From Iranian President Mahmoud Ahmadinejad's controversial speaking engagement at Columbia University to the summer Olympics set to begin in Beijing, discussion about human rights has been an enduring and powerful presence in the news recently, despite the country's preoccupation with the presidential election. On Thursday May 15, 2008, the convocation address at the undergraduate ceremony for the College of Humanities and Social Sciences will bring the human rights discussion to the Patriot Center. Before over 2,000 graduating students and their families, Dr. Haleh Esfandiari and her husband, Dr. Shaul Bakhash, will share the remarkable story of her 2007 detainment in Iran and his efforts to secure her release.
In December 2006, Esfandiari, the Director of the Middle East Program at the Woodrow Wilson International Center for Scholars in Washington D.C., was visiting her 93-year-old mother in Tehran, Iran. After being robbed and deprived of her American and Iranian passports, she was prevented from leaving the country and subjected to intensive interrogation by agents of Iran’s Intelligence Ministry. Eventually she was arrested and taken to Evin Prison, where she spent 105 days in solitary confinement. Her interrogators insisted that the Wilson Center, think tanks, foundations, research centers and universities in this country were part of American government plan to bring about regime change in Iran.

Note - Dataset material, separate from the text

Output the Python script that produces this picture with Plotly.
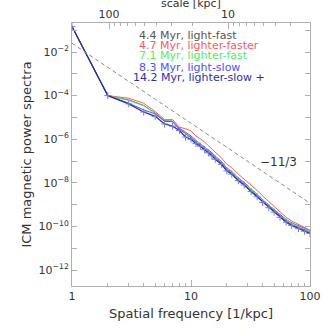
import numpy as np
import plotly.graph_objects as go

# spatial frequency samples [1/kpc]
k = [1, 2, 3, 4, 5, 6, 7, 8, 9, 10, 11, 12, 13, 14, 15, 16, 18, 20, 22, 25,
     28, 32, 36, 40, 45, 50, 56, 63, 70, 80, 90, 100]

# log10 of power spectra
log_light_fast = [-0.835, -4.0, -4.2, -4.45, -4.8, -5.15, -5.17, -5.5, -5.68, -5.85, -6.05, -6.2,
                  -6.35, -6.5, -6.62, -6.78, -7.02, -7.32, -7.48, -7.78, -7.98, -8.28, -8.52,
                  -8.77, -9.02, -9.22, -9.47, -9.68, -9.83, -9.98, -10.1, -10.2]
log_lighter_faster = [-0.835, -4.0, -4.12, -4.35, -4.73, -5.1, -5.1, -5.45, -5.52, -5.62, -5.85, -6.0,
                      -6.12, -6.3, -6.45, -6.6, -6.85, -7.15, -7.3, -7.6, -7.82, -8.1, -8.35,
                      -8.6, -8.85, -9.08, -9.35, -9.58, -9.75, -9.92, -10.05, -10.17]
log_lighter_fast = [-0.835, -4.0, -4.22, -4.47, -4.81, -5.16, -5.18, -5.52, -5.7, -5.88, -6.07, -6.22,
                    -6.36, -6.52, -6.65, -6.8, -7.05, -7.35, -7.5, -7.8, -8.0, -8.3, -8.54,
                    -8.8, -9.04, -9.24, -9.49, -9.7, -9.85, -10.0, -10.12, -10.22]
log_light_slow = [-0.835, -4.0, -4.35, -4.65, -4.84, -5.18, -5.2, -5.55, -5.74, -5.93, -6.12, -6.27,
                  -6.42, -6.57, -6.7, -6.86, -7.1, -7.4, -7.56, -7.86, -8.06, -8.36, -8.6,
                  -8.86, -9.1, -9.3, -9.55, -9.76, -9.91, -10.06, -10.18, -10.28]
log_lighter_slow = [-0.835, -4.0, -4.38, -4.75, -4.95, -5.3, -5.4, -5.6, -5.9, -6.0, -6.2, -6.32,
                    -6.48, -6.62, -6.76, -6.92, -7.15, -7.45, -7.6, -7.9, -8.1, -8.4, -8.64,
                    -8.9, -9.14, -9.34, -9.58, -9.8, -9.95, -10.1, -10.22, -10.32]

series_labels = ["4.4 Myr, light-fast", "4.7 Myr, lighter-faster", "7.1 Myr, lighter-fast",
                 "8.3 Myr, light-slow", "14.2 Myr, lighter-slow +"]
series_colors = ["#555555", "#ff5a5a", "#55ee55", "#5050ff", "#2e2ea8"]

# Kolmogorov reference slope
slope_k = [1, 100]
slope_norm = 10 ** -1.6
box_kpc = 205.0

fig = go.Figure()
all_logs = [log_light_fast, log_lighter_faster, log_lighter_fast, log_light_slow, log_lighter_slow]
for i, (vals, col) in enumerate(zip(all_logs, series_colors)):
    p = [10 ** v for v in vals]
    if i == 4:
        fig.add_trace(go.Scatter(x=k, y=p, mode="lines+markers",
                                 line=dict(color=col, width=1.3),
                                 marker=dict(symbol="cross-thin", size=5,
                                             line=dict(color="#7878e8", width=1))))
    else:
        fig.add_trace(go.Scatter(x=k, y=p, mode="lines", line=dict(color=col, width=1)))

fig.add_trace(go.Scatter(x=slope_k, y=[slope_norm * kk ** (-11 / 3) for kk in slope_k],
                         mode="lines", line=dict(color="#888888", width=1, dash="4px,3px")))

# invisible trace to carry the top scale axis
fig.add_trace(go.Scatter(x=[box_kpc, box_kpc / 100], y=[1e-5, 1e-5], xaxis="x2",
                         mode="lines", line=dict(width=0), hoverinfo="skip"))

fam = "DejaVu Sans, sans-serif"
font = dict(family=fam, size=11, color="#333333")
axcol = "#b0b0b0"

y_ticks = [10.0 ** e for e in range(-12, 0)]
y_text = [f"10<sup>\u2212{-e}</sup>" if e % 2 == 0 else "" for e in range(-12, 0)]

fig.update_layout(
    width=332, height=332,
    margin=dict(l=72, r=22, t=23, b=46),
    plot_bgcolor="white", paper_bgcolor="white",
    showlegend=False,
    font=font,
    xaxis=dict(type="log", range=[0, 2], showgrid=False, zeroline=False, automargin=False,
               showline=True, linecolor=axcol, linewidth=1,
               ticks="inside", ticklen=6, tickcolor=axcol,
               tickvals=[1, 10, 100], ticktext=["1", "10", "100"],
               minor=dict(tickvals=[2, 3, 4, 5, 6, 7, 8, 9, 20, 30, 40, 50, 60, 70, 80, 90],
                          ticks="inside", ticklen=3, tickcolor=axcol),
               title=dict(text="Spatial frequency [1/kpc]", standoff=6)),
    xaxis2=dict(type="log", overlaying="x", side="top", anchor="y", automargin=False,
                range=[np.log10(box_kpc), np.log10(box_kpc / 100)],
                showgrid=False, zeroline=False, showline=True, linecolor=axcol,
                ticks="inside", ticklen=6, tickcolor=axcol,
                tickvals=[100, 10], ticktext=["100", "10"],
                minor=dict(tickvals=[90, 80, 70, 60, 50, 40, 30, 20, 9, 8, 7, 6, 5, 4, 3],
                           ticks="inside", ticklen=3, tickcolor=axcol)),
    yaxis=dict(type="log", range=[-12.73, -0.67], showgrid=False, zeroline=False,
               automargin=False,
               showline=True, linecolor=axcol, mirror="ticks",
               ticks="inside", ticklen=5, tickcolor=axcol,
               tickvals=y_ticks, ticktext=y_text,
               title=dict(text="ICM magnetic power spectra", standoff=4)),
)

fig.add_annotation(text="scale [kpc]", xref="paper", yref="paper",
                   x=0.5, y=(286 - 3) / 263, xanchor="center", yanchor="middle",
                   showarrow=False, font=font)

label_x = [137, 137, 137, 137, 131]
label_y = [36, 46, 56, 67, 77]
for txt, col, lx, ly in zip(series_labels, series_colors, label_x, label_y):
    fig.add_annotation(text=txt, xref="paper", yref="paper",
                       x=(lx - 72) / 238, y=(286 - ly) / 263,
                       xanchor="left", yanchor="middle", showarrow=False,
                       font=dict(family=fam, size=11, color=col))

fig.add_annotation(text="\u221211/3", xref="paper", yref="paper",
                   x=(258 - 72) / 238, y=(286 - 162) / 263,
                   xanchor="left", yanchor="middle", showarrow=False,
                   font=dict(family=fam, size=12, color="#333333"))

fig.write_html("out.html", config={"displayModeBar": False},
               post_script="document.body.style.margin='0';")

During the many months she was detained in Iran, Bakhash, a professor of history at George Mason University, her Wilson Center colleagues and Wilson Center President Lee Hamilton mounted a campaign to secure her release. Influential international figures, some of the world’s major newspapers, and human rights organizations called for Esfandiari’s release. A tireless letter writing campaign, statements in support of Esfandiari by both Houses of Congress, Esfandiari’s former students, prominent scholars, and hundreds of women in Middle Eastern countries, finally paid off. In August 2007, Esfandiari was released on bail. She left Iran to be reunited with her family and friends.
Esfandiari has directed the Middle East Program at the Wilson Center since 1998. An Iranian-American, she has lived in the United States since 1980. A recipient of the MacArthur Foundation grant, she is an expert on Middle Eastern women’s issues and Iranian affairs. Clarence J. Robinson Professor of History at George Mason University, Shaul Bakhash, specializes in the history of the modern Middle East with a special interest in the history of Iran. He worked for many years as a journalist in Iran writing for Tehran-based Kayhan newspapers as well as the London Times, the Financial Times, and the Economist.
The conversation about human rights may continue into the evening when Dr. Stanley Katz, Lecturer with the rank of Professor in the Woodrow Wilson School of Princeton University, and President Emeritus of the American Council of Learned Societies delivers the convocation address at the graduate ceremony in the Center for the Arts. His recent research focuses upon the relationship of civil society and constitutionalism to democracy, and upon the relationship of the United States to the international human rights regime. He is also a commentator on higher education policy.
Dr. Walter Fluker an expert in the theory and practice of ethical leadership and the executive director of the Leadership Center at Morehouse College, Coca-Cola Professor of Leadership Studies will also speak in the morning at the New Century College convocation ceremony.
This news article first appeared on March 31, 2008.